# YOUR OBJECTIVE
Exclude the pictures, then copy word for word the lines running from the beginning of the records through the line with "const seriesNames = ['Fixed-Hinged', 'Hinged-Hinged'];".

# INPUT
--------------------

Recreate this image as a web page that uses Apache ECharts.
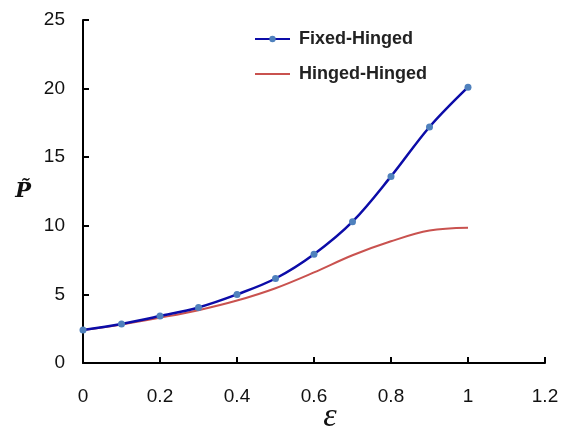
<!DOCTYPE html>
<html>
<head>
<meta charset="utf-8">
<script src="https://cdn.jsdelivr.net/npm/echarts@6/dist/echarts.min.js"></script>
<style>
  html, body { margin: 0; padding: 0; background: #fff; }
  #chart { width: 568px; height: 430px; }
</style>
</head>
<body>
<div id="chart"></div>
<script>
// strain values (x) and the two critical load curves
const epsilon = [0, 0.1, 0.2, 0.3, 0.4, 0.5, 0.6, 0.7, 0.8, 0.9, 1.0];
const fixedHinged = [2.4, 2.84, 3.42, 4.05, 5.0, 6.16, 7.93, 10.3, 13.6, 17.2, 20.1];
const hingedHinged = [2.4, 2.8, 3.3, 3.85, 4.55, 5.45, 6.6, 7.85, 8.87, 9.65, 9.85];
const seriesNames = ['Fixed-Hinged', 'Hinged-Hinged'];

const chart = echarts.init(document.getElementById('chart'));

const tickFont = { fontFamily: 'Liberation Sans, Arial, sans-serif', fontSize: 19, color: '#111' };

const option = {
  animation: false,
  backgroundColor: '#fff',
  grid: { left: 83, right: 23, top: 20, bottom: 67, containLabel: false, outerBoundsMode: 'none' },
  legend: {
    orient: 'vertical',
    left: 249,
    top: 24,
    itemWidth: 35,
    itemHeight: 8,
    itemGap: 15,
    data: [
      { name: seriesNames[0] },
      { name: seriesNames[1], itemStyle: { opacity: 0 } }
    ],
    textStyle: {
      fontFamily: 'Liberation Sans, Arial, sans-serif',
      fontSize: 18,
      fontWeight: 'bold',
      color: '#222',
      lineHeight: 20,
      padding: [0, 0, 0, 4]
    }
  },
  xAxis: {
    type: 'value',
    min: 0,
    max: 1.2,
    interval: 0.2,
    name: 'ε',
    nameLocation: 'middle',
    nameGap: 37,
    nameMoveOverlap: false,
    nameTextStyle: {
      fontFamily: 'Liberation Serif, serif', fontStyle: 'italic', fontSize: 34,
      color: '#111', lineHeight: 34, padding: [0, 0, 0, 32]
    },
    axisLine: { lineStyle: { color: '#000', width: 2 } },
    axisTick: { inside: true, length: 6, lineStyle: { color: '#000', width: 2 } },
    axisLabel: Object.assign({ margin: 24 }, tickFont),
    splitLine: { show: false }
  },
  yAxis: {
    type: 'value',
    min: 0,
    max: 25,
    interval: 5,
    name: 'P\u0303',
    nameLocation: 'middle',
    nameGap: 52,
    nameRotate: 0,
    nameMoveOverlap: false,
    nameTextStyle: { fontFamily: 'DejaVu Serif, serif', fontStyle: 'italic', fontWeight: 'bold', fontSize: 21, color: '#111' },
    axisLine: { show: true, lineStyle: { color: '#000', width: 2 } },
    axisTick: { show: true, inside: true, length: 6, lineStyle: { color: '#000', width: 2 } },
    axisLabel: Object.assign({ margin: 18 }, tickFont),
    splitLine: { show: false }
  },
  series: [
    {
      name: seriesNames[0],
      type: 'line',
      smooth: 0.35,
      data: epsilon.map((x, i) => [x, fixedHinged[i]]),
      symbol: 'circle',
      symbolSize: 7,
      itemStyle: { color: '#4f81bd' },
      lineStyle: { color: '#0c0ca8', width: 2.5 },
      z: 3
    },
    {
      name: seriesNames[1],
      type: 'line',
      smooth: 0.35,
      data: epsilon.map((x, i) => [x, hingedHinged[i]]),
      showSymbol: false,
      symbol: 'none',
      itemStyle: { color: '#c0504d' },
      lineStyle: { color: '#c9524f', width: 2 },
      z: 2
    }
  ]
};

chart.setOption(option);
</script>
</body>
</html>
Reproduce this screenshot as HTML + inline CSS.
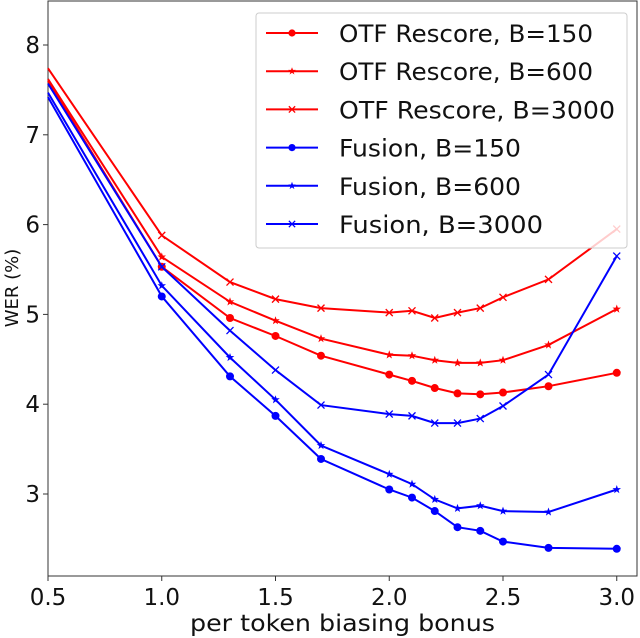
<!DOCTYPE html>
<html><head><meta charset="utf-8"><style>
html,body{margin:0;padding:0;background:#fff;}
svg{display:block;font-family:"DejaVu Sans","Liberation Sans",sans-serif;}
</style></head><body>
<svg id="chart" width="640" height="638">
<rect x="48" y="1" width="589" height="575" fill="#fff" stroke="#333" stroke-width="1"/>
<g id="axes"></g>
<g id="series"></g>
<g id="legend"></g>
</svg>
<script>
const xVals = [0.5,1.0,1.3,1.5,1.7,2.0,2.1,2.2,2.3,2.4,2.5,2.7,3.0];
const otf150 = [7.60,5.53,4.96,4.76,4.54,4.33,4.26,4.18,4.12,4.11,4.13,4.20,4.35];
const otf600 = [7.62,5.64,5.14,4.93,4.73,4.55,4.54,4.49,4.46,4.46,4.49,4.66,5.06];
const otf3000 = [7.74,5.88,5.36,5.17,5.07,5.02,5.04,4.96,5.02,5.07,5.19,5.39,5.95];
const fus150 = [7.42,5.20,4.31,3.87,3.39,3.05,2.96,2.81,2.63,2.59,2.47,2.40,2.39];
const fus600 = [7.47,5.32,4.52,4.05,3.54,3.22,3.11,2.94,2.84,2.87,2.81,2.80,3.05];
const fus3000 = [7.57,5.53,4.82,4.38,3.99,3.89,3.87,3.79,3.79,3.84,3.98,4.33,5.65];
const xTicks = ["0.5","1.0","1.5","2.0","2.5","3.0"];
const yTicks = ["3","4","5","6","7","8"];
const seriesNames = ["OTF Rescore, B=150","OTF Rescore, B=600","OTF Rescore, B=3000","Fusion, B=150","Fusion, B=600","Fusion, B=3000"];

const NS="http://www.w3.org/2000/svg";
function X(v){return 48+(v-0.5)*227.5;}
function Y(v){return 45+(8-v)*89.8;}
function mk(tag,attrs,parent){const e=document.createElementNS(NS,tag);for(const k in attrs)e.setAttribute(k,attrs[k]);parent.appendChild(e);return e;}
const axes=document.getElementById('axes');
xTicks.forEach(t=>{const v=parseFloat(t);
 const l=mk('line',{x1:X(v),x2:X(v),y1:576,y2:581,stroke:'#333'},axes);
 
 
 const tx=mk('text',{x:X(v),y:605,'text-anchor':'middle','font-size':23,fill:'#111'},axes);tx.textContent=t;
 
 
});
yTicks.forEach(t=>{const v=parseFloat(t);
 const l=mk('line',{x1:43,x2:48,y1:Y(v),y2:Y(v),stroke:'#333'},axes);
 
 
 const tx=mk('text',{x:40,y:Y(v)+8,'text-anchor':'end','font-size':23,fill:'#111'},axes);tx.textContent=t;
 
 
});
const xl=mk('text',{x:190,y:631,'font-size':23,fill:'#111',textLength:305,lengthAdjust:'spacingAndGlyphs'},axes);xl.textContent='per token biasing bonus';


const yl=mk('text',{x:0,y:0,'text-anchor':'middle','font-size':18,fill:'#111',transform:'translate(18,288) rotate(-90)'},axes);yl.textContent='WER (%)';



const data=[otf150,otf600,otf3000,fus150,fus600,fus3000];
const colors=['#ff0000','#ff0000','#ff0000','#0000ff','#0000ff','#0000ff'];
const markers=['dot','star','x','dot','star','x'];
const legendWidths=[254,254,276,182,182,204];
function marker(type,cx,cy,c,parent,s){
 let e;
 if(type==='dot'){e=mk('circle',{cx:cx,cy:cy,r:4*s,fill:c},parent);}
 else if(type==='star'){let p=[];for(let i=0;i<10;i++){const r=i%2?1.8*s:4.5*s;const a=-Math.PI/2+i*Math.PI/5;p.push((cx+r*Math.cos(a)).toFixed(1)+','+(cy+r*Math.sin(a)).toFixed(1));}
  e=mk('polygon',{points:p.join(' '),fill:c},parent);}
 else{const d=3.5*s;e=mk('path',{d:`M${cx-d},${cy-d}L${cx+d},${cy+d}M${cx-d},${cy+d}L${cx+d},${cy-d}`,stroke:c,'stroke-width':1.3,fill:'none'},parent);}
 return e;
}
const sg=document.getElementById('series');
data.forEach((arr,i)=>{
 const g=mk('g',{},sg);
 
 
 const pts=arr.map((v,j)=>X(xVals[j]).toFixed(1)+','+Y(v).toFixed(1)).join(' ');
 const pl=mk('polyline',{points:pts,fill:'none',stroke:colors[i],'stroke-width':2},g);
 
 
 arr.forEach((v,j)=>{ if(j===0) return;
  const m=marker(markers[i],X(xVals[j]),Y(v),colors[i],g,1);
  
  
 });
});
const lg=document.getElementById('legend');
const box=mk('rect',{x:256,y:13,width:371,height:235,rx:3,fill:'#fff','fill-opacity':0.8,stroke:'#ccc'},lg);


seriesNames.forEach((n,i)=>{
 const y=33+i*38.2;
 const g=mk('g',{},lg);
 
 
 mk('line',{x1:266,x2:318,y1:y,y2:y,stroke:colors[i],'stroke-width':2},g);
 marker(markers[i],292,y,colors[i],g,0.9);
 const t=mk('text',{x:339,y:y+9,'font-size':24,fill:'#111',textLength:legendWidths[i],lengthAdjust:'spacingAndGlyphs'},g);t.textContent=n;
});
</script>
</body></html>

--------------------

# THE REPLY
Recreate this image as a web page that uses Apache ECharts.
<!DOCTYPE html>
<html>
<head>
<meta charset="utf-8">
<script src="https://cdn.jsdelivr.net/npm/echarts@6/dist/echarts.min.js"></script>
<style>
  html, body { margin: 0; padding: 0; background: #fff; }
  #chart { width: 568px; height: 430px; }
</style>
</head>
<body>
<div id="chart"></div>
<script>
// strain values (x) and the two critical load curves
const epsilon = [0, 0.1, 0.2, 0.3, 0.4, 0.5, 0.6, 0.7, 0.8, 0.9, 1.0];
const fixedHinged = [2.4, 2.84, 3.42, 4.05, 5.0, 6.16, 7.93, 10.3, 13.6, 17.2, 20.1];
const hingedHinged = [2.4, 2.8, 3.3, 3.85, 4.55, 5.45, 6.6, 7.85, 8.87, 9.65, 9.85];
const seriesNames = ['Fixed-Hinged', 'Hinged-Hinged'];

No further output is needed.